====== COLLECTED MATERIAL ======

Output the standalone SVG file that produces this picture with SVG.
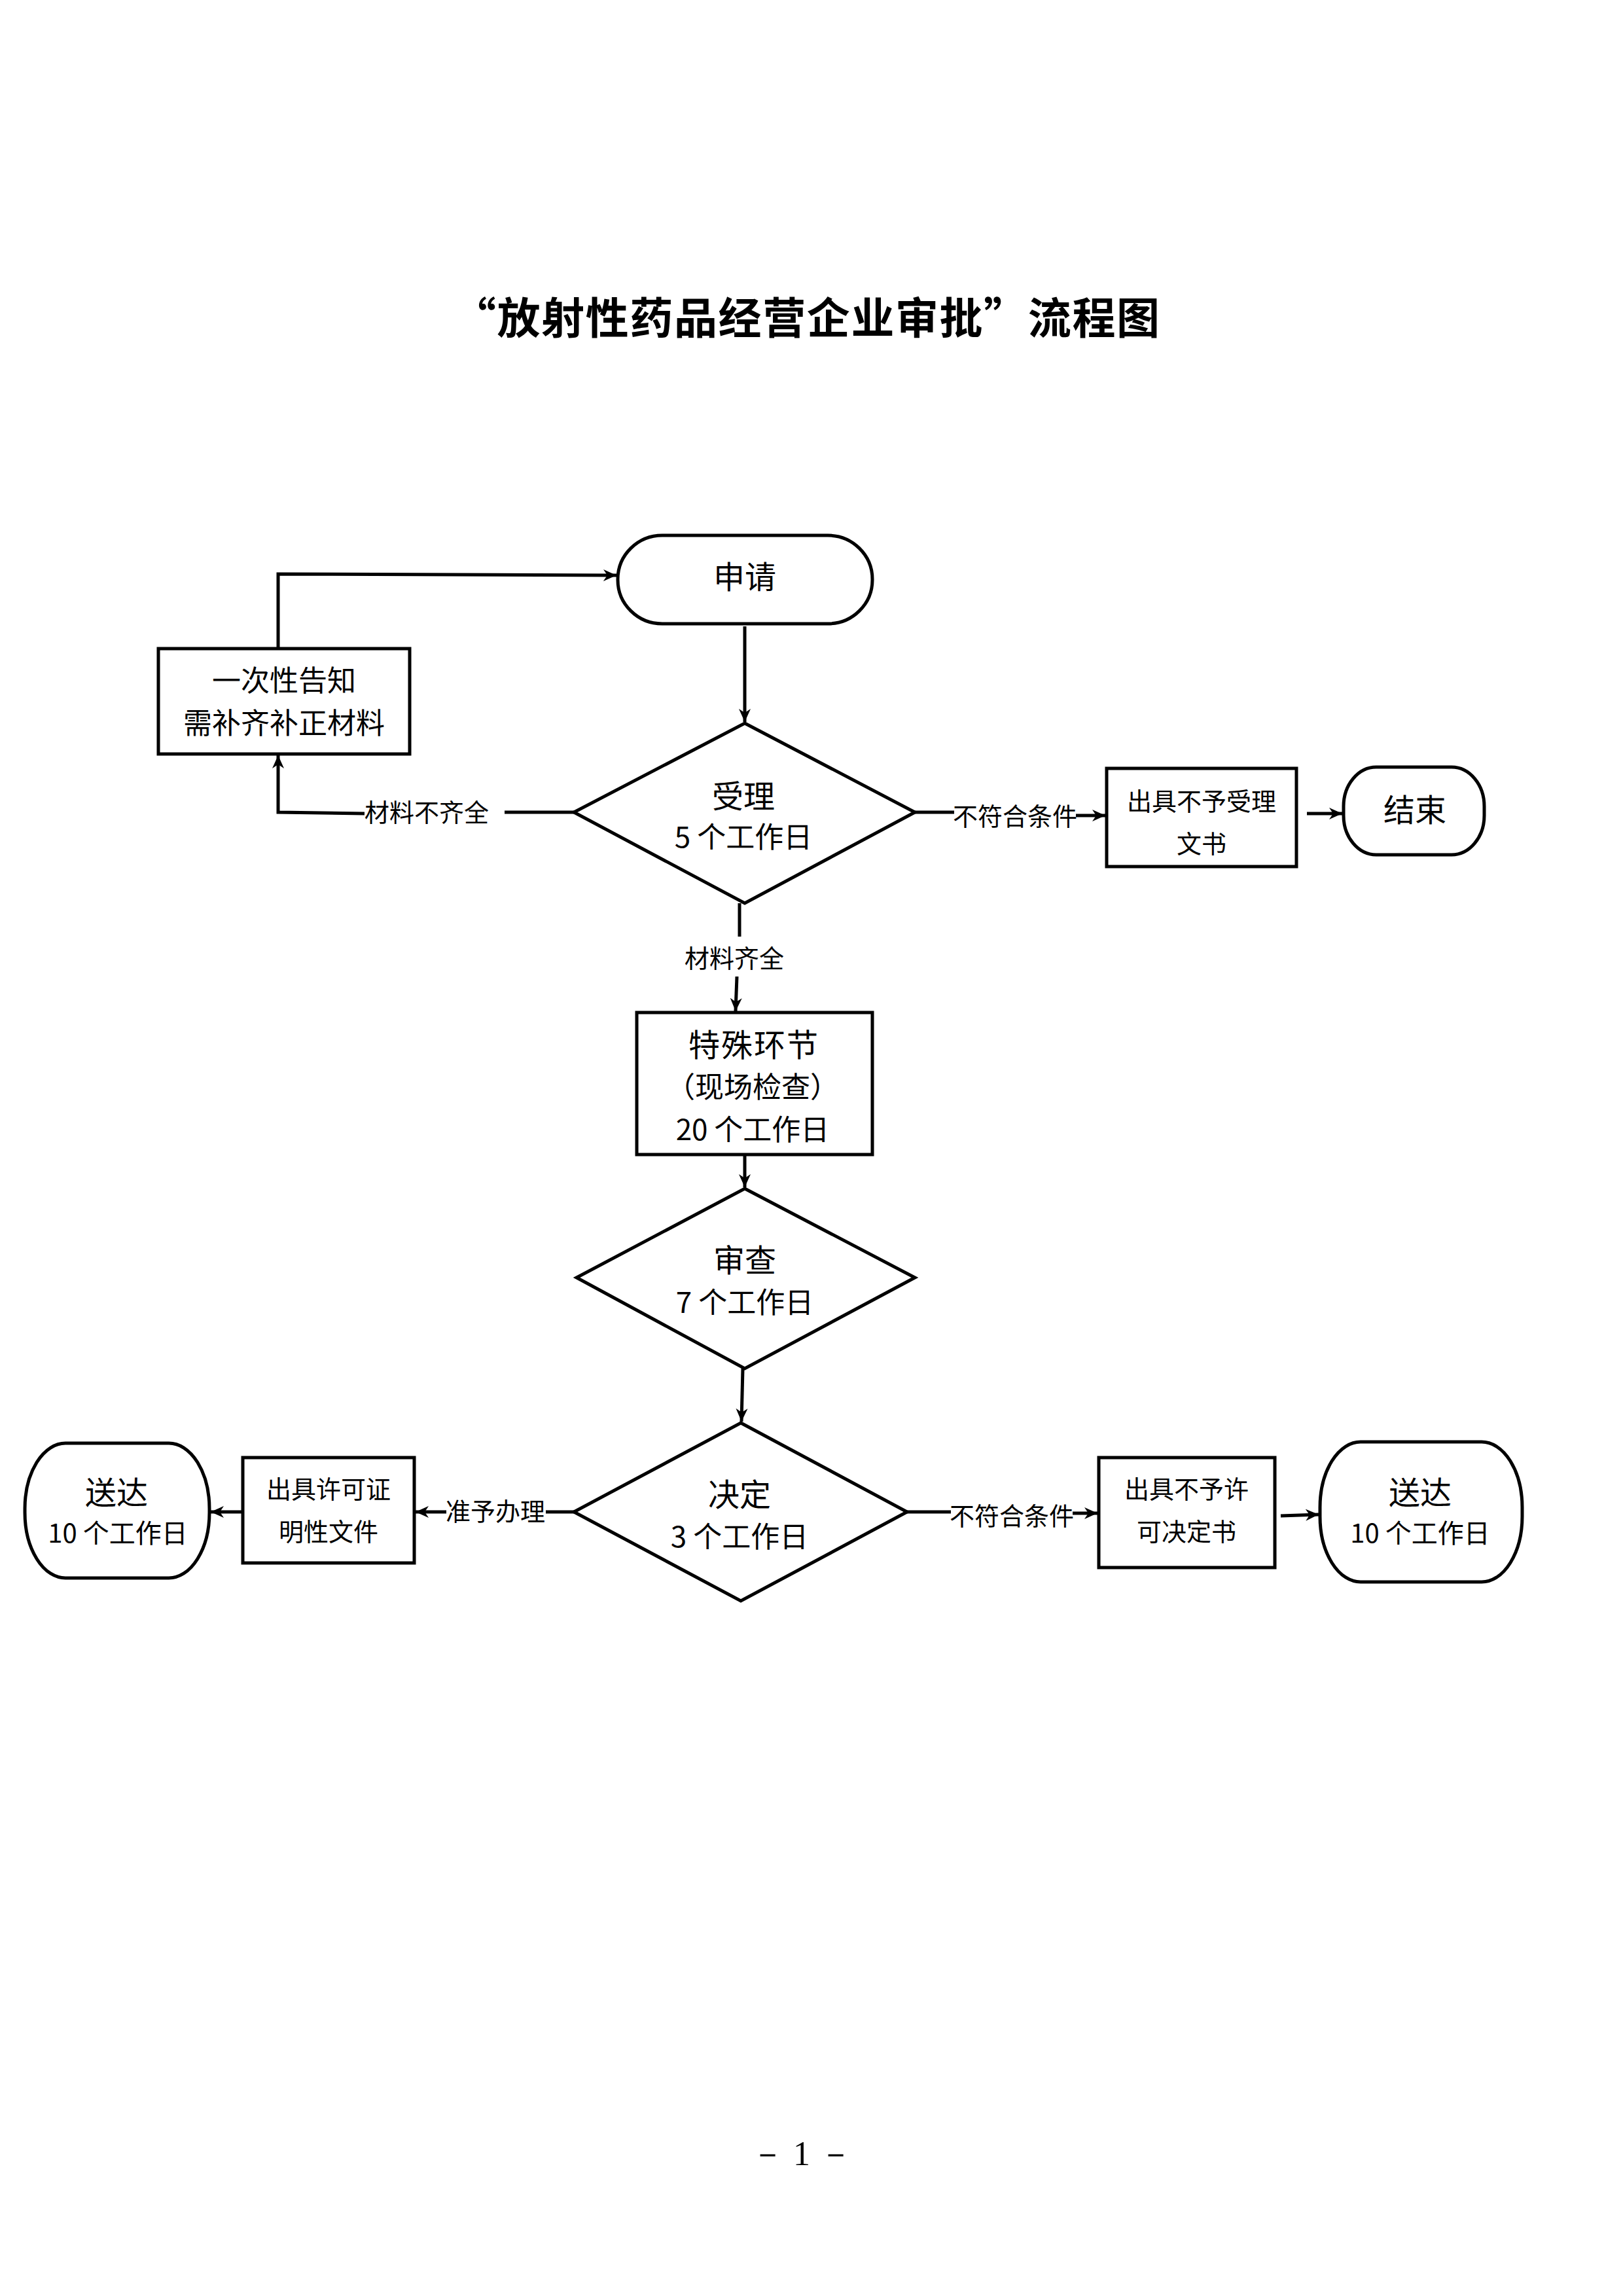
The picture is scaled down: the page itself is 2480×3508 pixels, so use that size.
<svg xmlns="http://www.w3.org/2000/svg" width="2480" height="3508" viewBox="0 0 2480 3508">
<style>
.s{fill:#fff;stroke:#000;stroke-width:5}
.c{fill:none;stroke:#000;stroke-width:5}
.t{font-family:"Noto Sans CJK SC","Noto Sans",sans-serif;fill:#000;text-anchor:middle}
.l{font-size:38px}
.m{font-size:44px}
.b{font-size:48px}
.d{font-size:40px}
</style>
<defs>
<marker id="a" markerUnits="userSpaceOnUse" markerWidth="22" markerHeight="20" refX="20" refY="10" orient="auto">
<path d="M0,1 L20,10 L0,19 L6,10 Z" fill="#000"/>
</marker>
</defs>
<rect width="2480" height="3508" fill="#fff"/>
<text class="t" x="1232" y="510" font-size="66" font-weight="bold" textLength="1080" lengthAdjust="spacing">“放射性药品经营企业审批”流程图</text>

<g id="connectors">
<line class="c" x1="1138" y1="957" x2="1138" y2="1103" marker-end="url(#a)"/>
<polyline class="c" points="877,1241 771,1241"/>
<polyline class="c" points="557,1243 425,1241 425,1154" marker-end="url(#a)"/>
<polyline class="c" points="425,991 425,877 942,879" marker-end="url(#a)"/>
<polyline class="c" points="1398,1241 1458,1241"/>
<line class="c" x1="1644" y1="1246" x2="1689" y2="1246" marker-end="url(#a)"/>
<line class="c" x1="1997" y1="1243" x2="2051" y2="1243" marker-end="url(#a)"/>
<line class="c" x1="1130" y1="1380" x2="1130" y2="1431"/>
<line class="c" x1="1126" y1="1492" x2="1124" y2="1545" marker-end="url(#a)"/>
<line class="c" x1="1138" y1="1764" x2="1138" y2="1814" marker-end="url(#a)"/>
<line class="c" x1="1135" y1="2091" x2="1133" y2="2172" marker-end="url(#a)"/>
<line class="c" x1="877" y1="2310" x2="834" y2="2310"/>
<line class="c" x1="682" y1="2310" x2="635" y2="2310" marker-end="url(#a)"/>
<line class="c" x1="371" y1="2310" x2="322" y2="2310" marker-end="url(#a)"/>
<line class="c" x1="1386" y1="2310" x2="1453" y2="2310"/>
<line class="c" x1="1639" y1="2312" x2="1677" y2="2312" marker-end="url(#a)"/>
<line class="c" x1="1957" y1="2316" x2="2015" y2="2314" marker-end="url(#a)"/>
<text class="t l" x="652" y="1255">材料不齐全</text>
<text class="t l" x="1551" y="1261">不符合条件</text>
<text class="t l" x="1122" y="1478">材料齐全</text>
<text class="t l" x="757" y="2323">准予办理</text>
<text class="t l" x="1546" y="2330">不符合条件</text>
</g>

<g id="n-apply">
<rect class="s" x="944" y="818" width="389" height="135" rx="68" ry="67"/>
<text class="t b" x="1138" y="899">申请</text>
</g>
<g id="n-notify">
<rect class="s" x="242" y="991" width="384" height="161"/>
<text class="t m" x="434" y="1056">一次性告知</text>
<text class="t m" x="434" y="1121">需补齐补正材料</text>
</g>
<g id="n-accept">
<polygon class="s" points="1138,1105 1398,1241 1138,1380 877,1241"/>
<text class="t b" x="1136" y="1234">受理</text>
<text class="t m" x="1136" y="1295">5 个工作日</text>
</g>
<g id="n-reject1">
<rect class="s" x="1691" y="1174" width="290" height="150"/>
<text class="t l" x="1836" y="1238">出具不予受理</text>
<text class="t l" x="1836" y="1303">文书</text>
</g>
<g id="n-end">
<rect class="s" x="2053" y="1172" width="215" height="134" rx="50" ry="60"/>
<text class="t b" x="2162" y="1255">结束</text>
</g>
<g id="n-special">
<rect class="s" x="973" y="1547" width="360" height="217"/>
<text class="t b" x="1152" y="1614" letter-spacing="2">特殊环节</text>
<text class="t m" x="1150" y="1677">（现场检查）</text>
<text class="t m" x="1150" y="1742">20 个工作日</text>
</g>
<g id="n-review">
<polygon class="s" points="1138,1816 1398,1952 1138,2091 881,1952"/>
<text class="t b" x="1138" y="1943">审查</text>
<text class="t m" x="1138" y="2006">7 个工作日</text>
</g>
<g id="n-decide">
<polygon class="s" points="1132,2174 1386,2310 1132,2446 877,2310"/>
<text class="t b" x="1130" y="2301">决定</text>
<text class="t m" x="1130" y="2364">3 个工作日</text>
</g>
<g id="n-permit">
<rect class="s" x="371" y="2227" width="262" height="161"/>
<text class="t l" x="502" y="2289">出具许可证</text>
<text class="t l" x="502" y="2354">明性文件</text>
</g>
<g id="n-deliver1">
<rect class="s" x="38" y="2205" width="282" height="206" rx="62" ry="100"/>
<text class="t b" x="178" y="2298">送达</text>
<text class="t d" x="180" y="2357">10 个工作日</text>
</g>
<g id="n-reject2">
<rect class="s" x="1679" y="2227" width="269" height="168"/>
<text class="t l" x="1813" y="2289">出具不予许</text>
<text class="t l" x="1813" y="2354">可决定书</text>
</g>
<g id="n-deliver2">
<rect class="s" x="2017" y="2203" width="309" height="214" rx="62" ry="100"/>
<text class="t b" x="2170" y="2298">送达</text>
<text class="t d" x="2170" y="2357">10 个工作日</text>
</g>
<text x="1225" y="3308" font-family="'Liberation Serif',serif" font-size="52" text-anchor="middle">－ 1 －</text>
</svg>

======

→ **TO DO**: Without the pictures, transcribe the listing above exactly.

→ **EXERCISE SOLUTION**:
Output the standalone SVG file that produces this picture with SVG.
The picture is scaled down: the page itself is 2480×3508 pixels, so use that size.
<svg xmlns="http://www.w3.org/2000/svg" width="2480" height="3508" viewBox="0 0 2480 3508">
<style>
.s{fill:#fff;stroke:#000;stroke-width:5}
.c{fill:none;stroke:#000;stroke-width:5}
.t{font-family:"Noto Sans CJK SC","Noto Sans",sans-serif;fill:#000;text-anchor:middle}
.l{font-size:38px}
.m{font-size:44px}
.b{font-size:48px}
.d{font-size:40px}
</style>
<defs>
<marker id="a" markerUnits="userSpaceOnUse" markerWidth="22" markerHeight="20" refX="20" refY="10" orient="auto">
<path d="M0,1 L20,10 L0,19 L6,10 Z" fill="#000"/>
</marker>
</defs>
<rect width="2480" height="3508" fill="#fff"/>
<text class="t" x="1232" y="510" font-size="66" font-weight="bold" textLength="1080" lengthAdjust="spacing">“放射性药品经营企业审批”流程图</text>

<g id="connectors">
<line class="c" x1="1138" y1="957" x2="1138" y2="1103" marker-end="url(#a)"/>
<polyline class="c" points="877,1241 771,1241"/>
<polyline class="c" points="557,1243 425,1241 425,1154" marker-end="url(#a)"/>
<polyline class="c" points="425,991 425,877 942,879" marker-end="url(#a)"/>
<polyline class="c" points="1398,1241 1458,1241"/>
<line class="c" x1="1644" y1="1246" x2="1689" y2="1246" marker-end="url(#a)"/>
<line class="c" x1="1997" y1="1243" x2="2051" y2="1243" marker-end="url(#a)"/>
<line class="c" x1="1130" y1="1380" x2="1130" y2="1431"/>
<line class="c" x1="1126" y1="1492" x2="1124" y2="1545" marker-end="url(#a)"/>
<line class="c" x1="1138" y1="1764" x2="1138" y2="1814" marker-end="url(#a)"/>
<line class="c" x1="1135" y1="2091" x2="1133" y2="2172" marker-end="url(#a)"/>
<line class="c" x1="877" y1="2310" x2="834" y2="2310"/>
<line class="c" x1="682" y1="2310" x2="635" y2="2310" marker-end="url(#a)"/>
<line class="c" x1="371" y1="2310" x2="322" y2="2310" marker-end="url(#a)"/>
<line class="c" x1="1386" y1="2310" x2="1453" y2="2310"/>
<line class="c" x1="1639" y1="2312" x2="1677" y2="2312" marker-end="url(#a)"/>
<line class="c" x1="1957" y1="2316" x2="2015" y2="2314" marker-end="url(#a)"/>
<text class="t l" x="652" y="1255">材料不齐全</text>
<text class="t l" x="1551" y="1261">不符合条件</text>
<text class="t l" x="1122" y="1478">材料齐全</text>
<text class="t l" x="757" y="2323">准予办理</text>
<text class="t l" x="1546" y="2330">不符合条件</text>
</g>

<g id="n-apply">
<rect class="s" x="944" y="818" width="389" height="135" rx="68" ry="67"/>
<text class="t b" x="1138" y="899">申请</text>
</g>
<g id="n-notify">
<rect class="s" x="242" y="991" width="384" height="161"/>
<text class="t m" x="434" y="1056">一次性告知</text>
<text class="t m" x="434" y="1121">需补齐补正材料</text>
</g>
<g id="n-accept">
<polygon class="s" points="1138,1105 1398,1241 1138,1380 877,1241"/>
<text class="t b" x="1136" y="1234">受理</text>
<text class="t m" x="1136" y="1295">5 个工作日</text>
</g>
<g id="n-reject1">
<rect class="s" x="1691" y="1174" width="290" height="150"/>
<text class="t l" x="1836" y="1238">出具不予受理</text>
<text class="t l" x="1836" y="1303">文书</text>
</g>
<g id="n-end">
<rect class="s" x="2053" y="1172" width="215" height="134" rx="50" ry="60"/>
<text class="t b" x="2162" y="1255">结束</text>
</g>
<g id="n-special">
<rect class="s" x="973" y="1547" width="360" height="217"/>
<text class="t b" x="1152" y="1614" letter-spacing="2">特殊环节</text>
<text class="t m" x="1150" y="1677">（现场检查）</text>
<text class="t m" x="1150" y="1742">20 个工作日</text>
</g>
<g id="n-review">
<polygon class="s" points="1138,1816 1398,1952 1138,2091 881,1952"/>
<text class="t b" x="1138" y="1943">审查</text>
<text class="t m" x="1138" y="2006">7 个工作日</text>
</g>
<g id="n-decide">
<polygon class="s" points="1132,2174 1386,2310 1132,2446 877,2310"/>
<text class="t b" x="1130" y="2301">决定</text>
<text class="t m" x="1130" y="2364">3 个工作日</text>
</g>
<g id="n-permit">
<rect class="s" x="371" y="2227" width="262" height="161"/>
<text class="t l" x="502" y="2289">出具许可证</text>
<text class="t l" x="502" y="2354">明性文件</text>
</g>
<g id="n-deliver1">
<rect class="s" x="38" y="2205" width="282" height="206" rx="62" ry="100"/>
<text class="t b" x="178" y="2298">送达</text>
<text class="t d" x="180" y="2357">10 个工作日</text>
</g>
<g id="n-reject2">
<rect class="s" x="1679" y="2227" width="269" height="168"/>
<text class="t l" x="1813" y="2289">出具不予许</text>
<text class="t l" x="1813" y="2354">可决定书</text>
</g>
<g id="n-deliver2">
<rect class="s" x="2017" y="2203" width="309" height="214" rx="62" ry="100"/>
<text class="t b" x="2170" y="2298">送达</text>
<text class="t d" x="2170" y="2357">10 个工作日</text>
</g>
<text x="1225" y="3308" font-family="'Liberation Serif',serif" font-size="52" text-anchor="middle">－ 1 －</text>
</svg>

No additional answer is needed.